**Task instructions**
Transcribe all of the material exactly. Any picture in it should be left out.

**Material provided**

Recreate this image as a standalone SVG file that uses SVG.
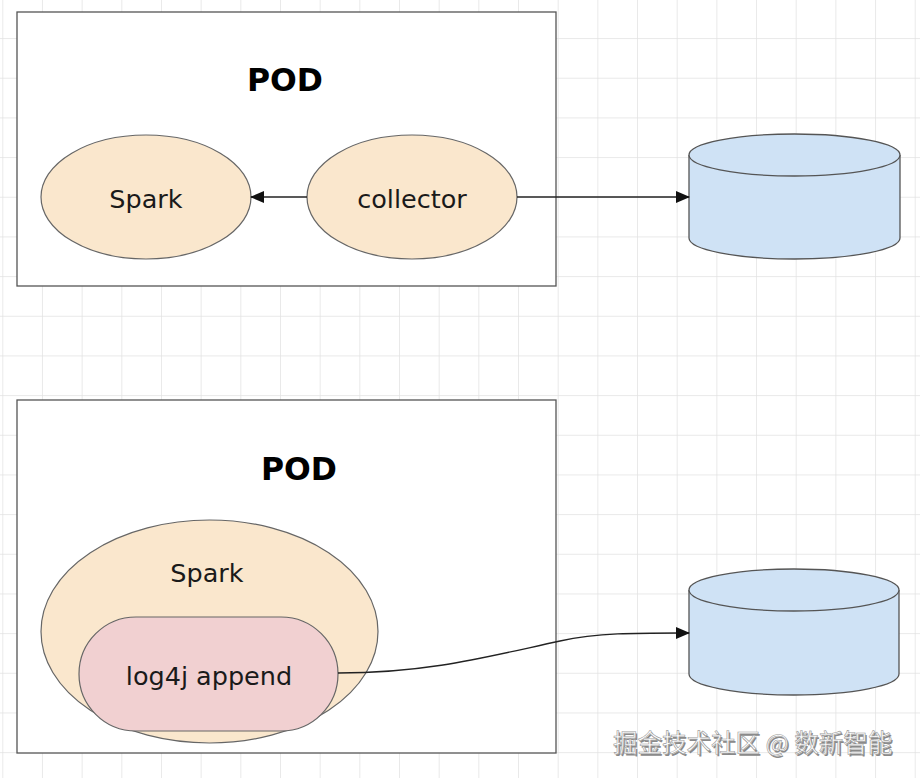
<svg xmlns="http://www.w3.org/2000/svg" width="920" height="778" viewBox="0 0 920 778">
  <defs>
    <pattern id="grid" x="2.3" y="-1.6" width="39.67" height="39.67" patternUnits="userSpaceOnUse">
      <path d="M0,0 H39.67 M0,0 V39.67" fill="none" stroke="#e2e2e2" stroke-width="1.5"/>
    </pattern>
    <marker id="arrow" viewBox="0 0 14 12" refX="13" refY="6" markerWidth="14" markerHeight="12" markerUnits="userSpaceOnUse" orient="auto">
      <path d="M0,0 L14,6 L0,12 Z" fill="#111"/>
    </marker>
    <style>
      .pod { fill: #ffffff; stroke: #555555; stroke-width: 1.3; }
      .title { font-family: "DejaVu Sans", "Liberation Sans", sans-serif; font-weight: bold; font-size: 31.5px; fill: #000; text-anchor: middle; }
      .lbl { font-family: "DejaVu Sans", "Liberation Sans", sans-serif; font-size: 25.5px; fill: #1a1a1a; text-anchor: middle; }
      .spark { fill: #fae7cd; stroke: #666666; stroke-width: 1.2; }
      .log { fill: #f1d0d1; stroke: #666666; stroke-width: 1.2; }
      .db { fill: #cfe2f5; stroke: #555555; stroke-width: 1.3; }
      .edge { fill: none; stroke: #222; stroke-width: 1.3; }
      .wm { font-family: "Noto Sans CJK SC", "DejaVu Sans", sans-serif; font-size: 24.5px; }
    </style>
  </defs>
  <rect x="0" y="0" width="920" height="778" fill="#ffffff"/>
  <rect x="0" y="0" width="920" height="778" fill="url(#grid)"/>

  <g id="pod-top">
    <rect class="pod" x="17" y="12" width="539" height="274"/>
    <text class="title" x="285" y="91">POD</text>
  </g>
  <g id="spark-top">
    <ellipse class="spark" cx="146" cy="197" rx="105" ry="62"/>
    <text class="lbl" x="146" y="208">Spark</text>
  </g>
  <g id="collector">
    <ellipse class="spark" cx="412" cy="197" rx="105" ry="62"/>
    <text class="lbl" x="412" y="208">collector</text>
  </g>
  <g id="db-top">
    <path class="db" d="M689,155 A105.5,21 0 0 1 900,155 V238 A105.5,21 0 0 1 689,238 Z"/>
    <path class="db" fill="none" d="M689,155 A105.5,21 0 0 0 900,155"/>
  </g>

  <g id="pod-bottom">
    <rect class="pod" x="17" y="400" width="539" height="353"/>
    <text class="title" x="299" y="480">POD</text>
  </g>
  <g id="spark-bottom">
    <ellipse class="spark" cx="209.5" cy="631.5" rx="168.5" ry="111.5"/>
    <text class="lbl" x="207" y="582">Spark</text>
  </g>
  <g id="log4j">
    <rect class="log" x="79" y="617" width="259" height="114" rx="57" ry="57"/>
    <text class="lbl" x="209" y="685">log4j append</text>
  </g>
  <g id="db-bottom">
    <path class="db" d="M689,590 A105,21 0 0 1 899,590 V674 A105,21 0 0 1 689,674 Z"/>
    <path class="db" fill="none" d="M689,590 A105,21 0 0 0 899,590"/>
  </g>

  <g id="connectors">
    <line class="edge" x1="307" y1="197" x2="251" y2="197" marker-end="url(#arrow)"/>
    <line class="edge" x1="517" y1="197" x2="689" y2="197" marker-end="url(#arrow)"/>
    <path class="edge" d="M338,673 C430,673 490,656 560,641 C600,632.5 640,633 689,633" marker-end="url(#arrow)"/>
  </g>

  <g id="watermark">
    <text class="wm" x="614.5" y="753.5" fill="#8a8a8a">掘金技术社区 @ 数新智能</text>
    <text class="wm" x="613" y="752" fill="#ffffff" stroke="#9a9a9a" stroke-width="0.6">掘金技术社区 @ 数新智能</text>
  </g>
</svg>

**Response for this exercise**
Recreate this image as a standalone SVG file that uses SVG.
<svg xmlns="http://www.w3.org/2000/svg" width="920" height="778" viewBox="0 0 920 778">
  <defs>
    <pattern id="grid" x="2.3" y="-1.6" width="39.67" height="39.67" patternUnits="userSpaceOnUse">
      <path d="M0,0 H39.67 M0,0 V39.67" fill="none" stroke="#e2e2e2" stroke-width="1.5"/>
    </pattern>
    <marker id="arrow" viewBox="0 0 14 12" refX="13" refY="6" markerWidth="14" markerHeight="12" markerUnits="userSpaceOnUse" orient="auto">
      <path d="M0,0 L14,6 L0,12 Z" fill="#111"/>
    </marker>
    <style>
      .pod { fill: #ffffff; stroke: #555555; stroke-width: 1.3; }
      .title { font-family: "DejaVu Sans", "Liberation Sans", sans-serif; font-weight: bold; font-size: 31.5px; fill: #000; text-anchor: middle; }
      .lbl { font-family: "DejaVu Sans", "Liberation Sans", sans-serif; font-size: 25.5px; fill: #1a1a1a; text-anchor: middle; }
      .spark { fill: #fae7cd; stroke: #666666; stroke-width: 1.2; }
      .log { fill: #f1d0d1; stroke: #666666; stroke-width: 1.2; }
      .db { fill: #cfe2f5; stroke: #555555; stroke-width: 1.3; }
      .edge { fill: none; stroke: #222; stroke-width: 1.3; }
      .wm { font-family: "Noto Sans CJK SC", "DejaVu Sans", sans-serif; font-size: 24.5px; }
    </style>
  </defs>
  <rect x="0" y="0" width="920" height="778" fill="#ffffff"/>
  <rect x="0" y="0" width="920" height="778" fill="url(#grid)"/>

  <g id="pod-top">
    <rect class="pod" x="17" y="12" width="539" height="274"/>
    <text class="title" x="285" y="91">POD</text>
  </g>
  <g id="spark-top">
    <ellipse class="spark" cx="146" cy="197" rx="105" ry="62"/>
    <text class="lbl" x="146" y="208">Spark</text>
  </g>
  <g id="collector">
    <ellipse class="spark" cx="412" cy="197" rx="105" ry="62"/>
    <text class="lbl" x="412" y="208">collector</text>
  </g>
  <g id="db-top">
    <path class="db" d="M689,155 A105.5,21 0 0 1 900,155 V238 A105.5,21 0 0 1 689,238 Z"/>
    <path class="db" fill="none" d="M689,155 A105.5,21 0 0 0 900,155"/>
  </g>

  <g id="pod-bottom">
    <rect class="pod" x="17" y="400" width="539" height="353"/>
    <text class="title" x="299" y="480">POD</text>
  </g>
  <g id="spark-bottom">
    <ellipse class="spark" cx="209.5" cy="631.5" rx="168.5" ry="111.5"/>
    <text class="lbl" x="207" y="582">Spark</text>
  </g>
  <g id="log4j">
    <rect class="log" x="79" y="617" width="259" height="114" rx="57" ry="57"/>
    <text class="lbl" x="209" y="685">log4j append</text>
  </g>
  <g id="db-bottom">
    <path class="db" d="M689,590 A105,21 0 0 1 899,590 V674 A105,21 0 0 1 689,674 Z"/>
    <path class="db" fill="none" d="M689,590 A105,21 0 0 0 899,590"/>
  </g>

  <g id="connectors">
    <line class="edge" x1="307" y1="197" x2="251" y2="197" marker-end="url(#arrow)"/>
    <line class="edge" x1="517" y1="197" x2="689" y2="197" marker-end="url(#arrow)"/>
    <path class="edge" d="M338,673 C430,673 490,656 560,641 C600,632.5 640,633 689,633" marker-end="url(#arrow)"/>
  </g>

  <g id="watermark">
    <text class="wm" x="614.5" y="753.5" fill="#8a8a8a">掘金技术社区 @ 数新智能</text>
    <text class="wm" x="613" y="752" fill="#ffffff" stroke="#9a9a9a" stroke-width="0.6">掘金技术社区 @ 数新智能</text>
  </g>
</svg>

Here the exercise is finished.